Objective :: Can you copy out the data exactly? Leave the images out.

Raw data ::
:::

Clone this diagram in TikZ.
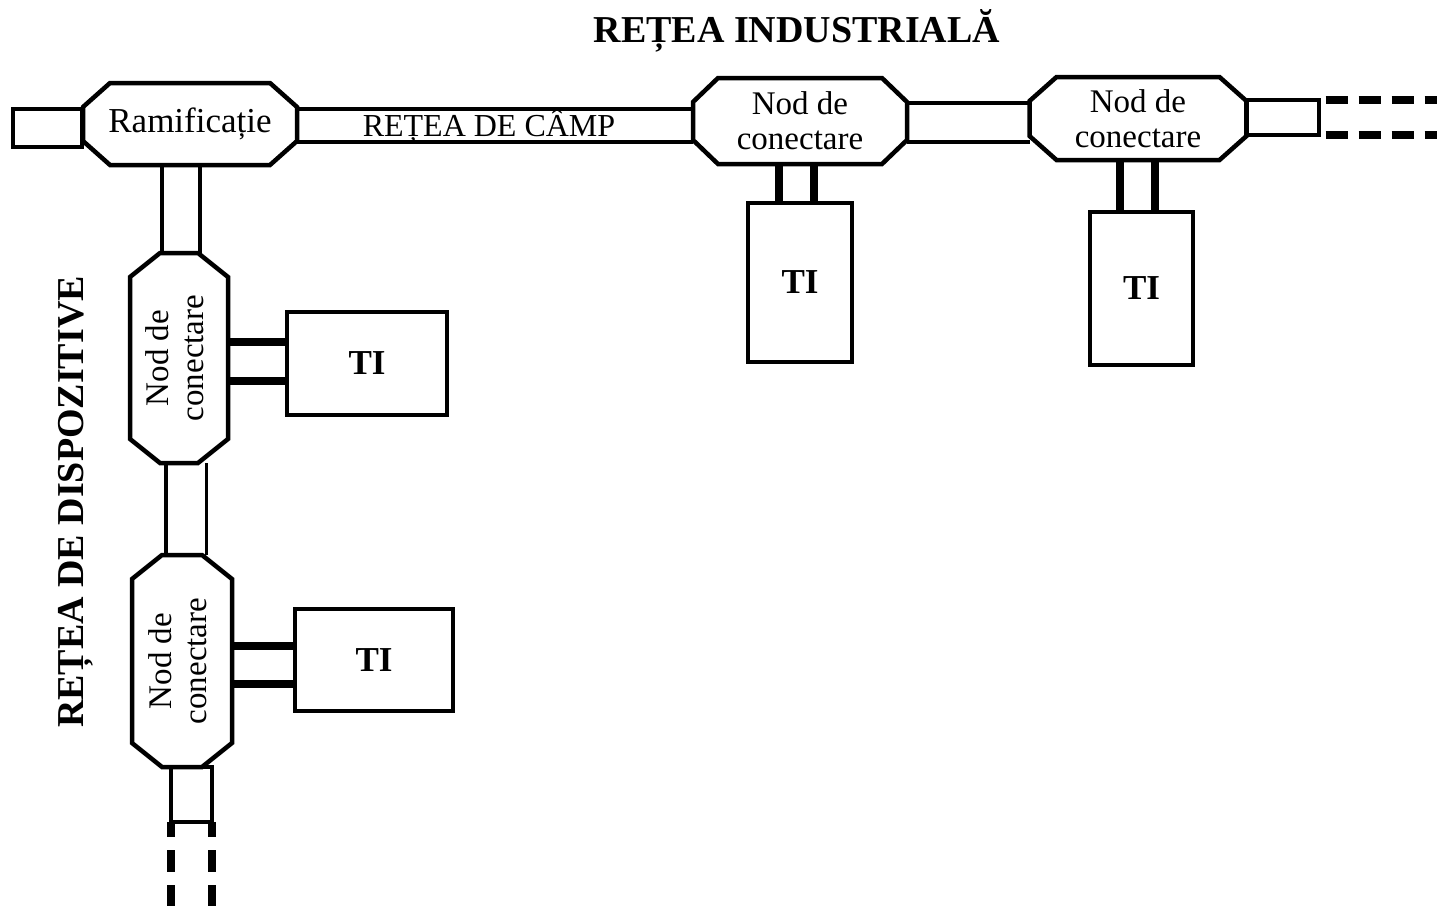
\documentclass[tikz,border=0pt]{standalone}
\usepackage{fontspec}
\setmainfont{Liberation Serif}
\usetikzlibrary{calc}

\tikzset{
  hub/.style={inner sep=0pt, outer sep=0pt, align=center, font=\fontsize{33}{35}\selectfont},
  hubline/.style={line width=4.5pt, line join=miter},
  bus/.style={double, line width=3.5pt},
  stubbox/.style={draw, line width=4pt, inner sep=0pt, outer sep=0pt},
  tibox/.style={draw, line width=4pt, inner sep=0pt, outer sep=0pt, font=\bfseries\fontsize{35}{35}\selectfont},
  tap/.style={line width=8pt},
  cont/.style={line width=8pt, dash pattern=on 22pt off 11pt},
  heading/.style={inner sep=0pt, font=\bfseries\fontsize{38}{38}\selectfont}
}

% chamfered outline round a node: name, x cut, y cut
\newcommand{\chamfbox}[3]{%
  \draw[hubline] ($(#1.north west)+(#2,0)$) -- ($(#1.north east)+(-#2,0)$)
    -- ($(#1.north east)+(0,#3)$) -- ($(#1.south east)+(0,-#3)$)
    -- ($(#1.south east)+(-#2,0)$) -- ($(#1.south west)+(#2,0)$)
    -- ($(#1.south west)+(0,-#3)$) -- ($(#1.north west)+(0,#3)$) -- cycle;}

\begin{document}
\begin{tikzpicture}[x=1pt,y=-1pt]
\useasboundingbox (0,0) rectangle (1437,906);

% hubs
\node[hub, minimum width=214pt, minimum height=82pt, font=\fontsize{35}{35}\selectfont] (ram) at (190,124) {Ramificație};
\node[hub, minimum width=214pt, minimum height=86pt] (nc1) at (800,121) {Nod de\\conectare};
\node[hub, minimum width=217pt, minimum height=83pt] (nc2) at (1138,118.5) {Nod de\\conectare};
\node[hub, minimum width=98pt, minimum height=210pt] (ncA) at (179,358)
  {\rotatebox{90}{\begin{tabular}{@{}c@{}}Nod de\\conectare\end{tabular}}};
\node[hub, minimum width=100pt, minimum height=212pt] (ncB) at (182,661)
  {\rotatebox{90}{\begin{tabular}{@{}c@{}}Nod de\\conectare\end{tabular}}};

% busses
\draw[bus, double distance=29.5pt] ([yshift=-1.5pt]ram.east) -- ([yshift=-1.5pt]ram.east -| nc1.west)
  node[midway, xshift=-6pt, yshift=-1pt, font=\fontsize{32}{32}\selectfont] (camp) {REȚEA DE CÂMP};
\draw[bus, double distance=35.5pt] ([yshift=-1.5pt]nc1.east) -- ([yshift=-1.5pt]nc1.east -| nc2.west);
\draw[bus, double distance=34.5pt] ([xshift=2pt]ncA.north) -- ([xshift=2pt]ncA.north |- ram.south);
\draw[bus, double distance=37pt] ([xshift=4pt]ncB.north) -- ([xshift=4pt]ncB.north |- ncA.south);

\chamfbox{ram}{27}{24}
\chamfbox{nc1}{25}{24}
\chamfbox{nc2}{27}{24}
\chamfbox{ncA}{30}{24}
\chamfbox{ncB}{30}{24}

% stubs
\node[stubbox, minimum width=69pt, minimum height=38pt] (stubL) at (47.5,128) {};
\node[stubbox, minimum width=73pt, minimum height=35pt] (stubR) at (1282,117.5) {};
\node[stubbox, minimum width=41pt, minimum height=55pt] (stubB) at (191,794.5) {};

% terminals
\node[tibox, minimum width=104pt, minimum height=159pt] (TI1) at (800,282.5) {TI};
\node[tibox, minimum width=103pt, minimum height=153pt] (TI2) at (1141.5,288.5) {TI};
\node[tibox, minimum width=160pt, minimum height=103pt] (TIA) at (367,363.5) {TI};
\node[tibox, minimum width=158pt, minimum height=102pt] (TIB) at (374,660) {TI};

\foreach \d in {-21.5,13.5} {
  \draw[tap] ([xshift=\d pt]TI1.north) -- ([xshift=\d pt]TI1.north |- nc1.south);
  \draw[tap] ([xshift=\d pt]TI2.north) -- ([xshift=\d pt]TI2.north |- nc2.south);
}
\draw[tap] ([yshift=22pt]TIA.west) -- ([yshift=22pt]TIA.west -| ncA.east);
\draw[tap] ([yshift=-17pt]TIA.west) -- ([yshift=-17pt]TIA.west -| ncA.east);
\draw[tap] ([yshift=14pt]TIB.west) -- ([yshift=14pt]TIB.west -| ncB.east);
\draw[tap] ([yshift=-24pt]TIB.west) -- ([yshift=-24pt]TIB.west -| ncB.east);

% continuations
\coordinate (endR1) at (1437,100);
\coordinate (endR2) at (1437,135);
\coordinate (endB1) at (170.5,906);
\coordinate (endB2) at (211.5,906);
\draw[cont, dash phase=26pt] (stubR.north east) -- (endR1);
\draw[cont, dash phase=26pt] (stubR.south east) -- (endR2);
\draw[cont, dash pattern=on 22pt off 13pt, dash phase=7pt] (stubB.south west) -- (endB1);
\draw[cont, dash pattern=on 22pt off 13pt, dash phase=7pt] (stubB.south east) -- (endB2);

% headings
\node[heading, anchor=base] (indnet) at (797,42) {REȚEA INDUSTRIALĂ};
\node[heading, rotate=90, anchor=base] (devnet) at (83,502) {REȚEA DE DISPOZITIVE};

\end{tikzpicture}
\end{document}
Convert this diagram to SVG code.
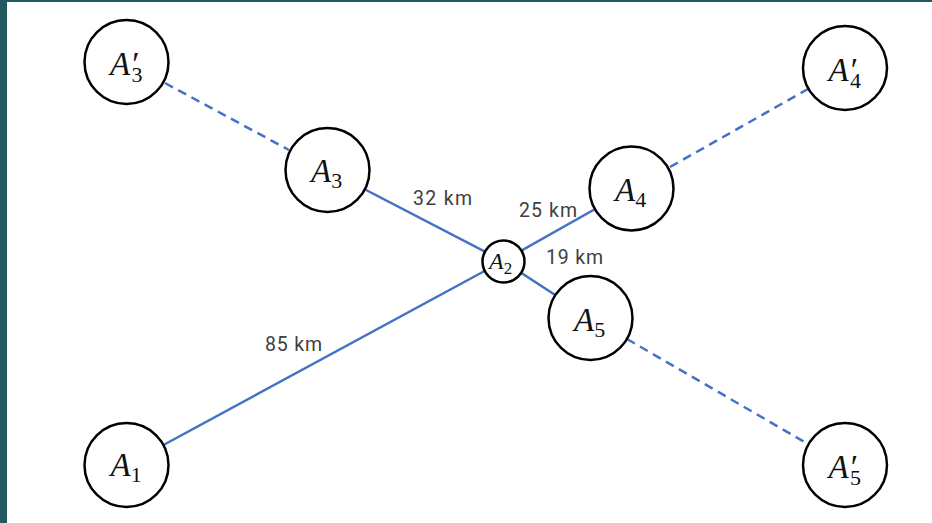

:::

Result ::
Clone this diagram in TikZ.
\documentclass[tikz,border=0pt]{standalone}
\usepackage{fontspec}
\setmainfont{Liberation Serif}
\usetikzlibrary{calc}

\tikzset{
  hub/.style={inner sep=0pt, outer sep=0pt, align=center, font=\fontsize{33}{35}\selectfont},
  hubline/.style={line width=4.5pt, line join=miter},
  bus/.style={double, line width=3.5pt},
  stubbox/.style={draw, line width=4pt, inner sep=0pt, outer sep=0pt},
  tibox/.style={draw, line width=4pt, inner sep=0pt, outer sep=0pt, font=\bfseries\fontsize{35}{35}\selectfont},
  tap/.style={line width=8pt},
  cont/.style={line width=8pt, dash pattern=on 22pt off 11pt},
  heading/.style={inner sep=0pt, font=\bfseries\fontsize{38}{38}\selectfont}
}

% chamfered outline round a node: name, x cut, y cut
\newcommand{\chamfbox}[3]{%
  \draw[hubline] ($(#1.north west)+(#2,0)$) -- ($(#1.north east)+(-#2,0)$)
    -- ($(#1.north east)+(0,#3)$) -- ($(#1.south east)+(0,-#3)$)
    -- ($(#1.south east)+(-#2,0)$) -- ($(#1.south west)+(#2,0)$)
    -- ($(#1.south west)+(0,-#3)$) -- ($(#1.north west)+(0,#3)$) -- cycle;}

\begin{document}
\begin{tikzpicture}[x=1pt,y=-1pt]
\useasboundingbox (0,0) rectangle (1437,906);

% hubs
\node[hub, minimum width=214pt, minimum height=82pt, font=\fontsize{35}{35}\selectfont] (ram) at (190,124) {Ramificație};
\node[hub, minimum width=214pt, minimum height=86pt] (nc1) at (800,121) {Nod de\\conectare};
\node[hub, minimum width=217pt, minimum height=83pt] (nc2) at (1138,118.5) {Nod de\\conectare};
\node[hub, minimum width=98pt, minimum height=210pt] (ncA) at (179,358)
  {\rotatebox{90}{\begin{tabular}{@{}c@{}}Nod de\\conectare\end{tabular}}};
\node[hub, minimum width=100pt, minimum height=212pt] (ncB) at (182,661)
  {\rotatebox{90}{\begin{tabular}{@{}c@{}}Nod de\\conectare\end{tabular}}};

% busses
\draw[bus, double distance=29.5pt] ([yshift=-1.5pt]ram.east) -- ([yshift=-1.5pt]ram.east -| nc1.west)
  node[midway, xshift=-6pt, yshift=-1pt, font=\fontsize{32}{32}\selectfont] (camp) {REȚEA DE CÂMP};
\draw[bus, double distance=35.5pt] ([yshift=-1.5pt]nc1.east) -- ([yshift=-1.5pt]nc1.east -| nc2.west);
\draw[bus, double distance=34.5pt] ([xshift=2pt]ncA.north) -- ([xshift=2pt]ncA.north |- ram.south);
\draw[bus, double distance=37pt] ([xshift=4pt]ncB.north) -- ([xshift=4pt]ncB.north |- ncA.south);

\chamfbox{ram}{27}{24}
\chamfbox{nc1}{25}{24}
\chamfbox{nc2}{27}{24}
\chamfbox{ncA}{30}{24}
\chamfbox{ncB}{30}{24}

% stubs
\node[stubbox, minimum width=69pt, minimum height=38pt] (stubL) at (47.5,128) {};
\node[stubbox, minimum width=73pt, minimum height=35pt] (stubR) at (1282,117.5) {};
\node[stubbox, minimum width=41pt, minimum height=55pt] (stubB) at (191,794.5) {};

% terminals
\node[tibox, minimum width=104pt, minimum height=159pt] (TI1) at (800,282.5) {TI};
\node[tibox, minimum width=103pt, minimum height=153pt] (TI2) at (1141.5,288.5) {TI};
\node[tibox, minimum width=160pt, minimum height=103pt] (TIA) at (367,363.5) {TI};
\node[tibox, minimum width=158pt, minimum height=102pt] (TIB) at (374,660) {TI};

\foreach \d in {-21.5,13.5} {
  \draw[tap] ([xshift=\d pt]TI1.north) -- ([xshift=\d pt]TI1.north |- nc1.south);
  \draw[tap] ([xshift=\d pt]TI2.north) -- ([xshift=\d pt]TI2.north |- nc2.south);
}
\draw[tap] ([yshift=22pt]TIA.west) -- ([yshift=22pt]TIA.west -| ncA.east);
\draw[tap] ([yshift=-17pt]TIA.west) -- ([yshift=-17pt]TIA.west -| ncA.east);
\draw[tap] ([yshift=14pt]TIB.west) -- ([yshift=14pt]TIB.west -| ncB.east);
\draw[tap] ([yshift=-24pt]TIB.west) -- ([yshift=-24pt]TIB.west -| ncB.east);

% continuations
\coordinate (endR1) at (1437,100);
\coordinate (endR2) at (1437,135);
\coordinate (endB1) at (170.5,906);
\coordinate (endB2) at (211.5,906);
\draw[cont, dash phase=26pt] (stubR.north east) -- (endR1);
\draw[cont, dash phase=26pt] (stubR.south east) -- (endR2);
\draw[cont, dash pattern=on 22pt off 13pt, dash phase=7pt] (stubB.south west) -- (endB1);
\draw[cont, dash pattern=on 22pt off 13pt, dash phase=7pt] (stubB.south east) -- (endB2);

% headings
\node[heading, anchor=base] (indnet) at (797,42) {REȚEA INDUSTRIALĂ};
\node[heading, rotate=90, anchor=base] (devnet) at (83,502) {REȚEA DE DISPOZITIVE};

\end{tikzpicture}
\end{document}
Convert this diagram to SVG code.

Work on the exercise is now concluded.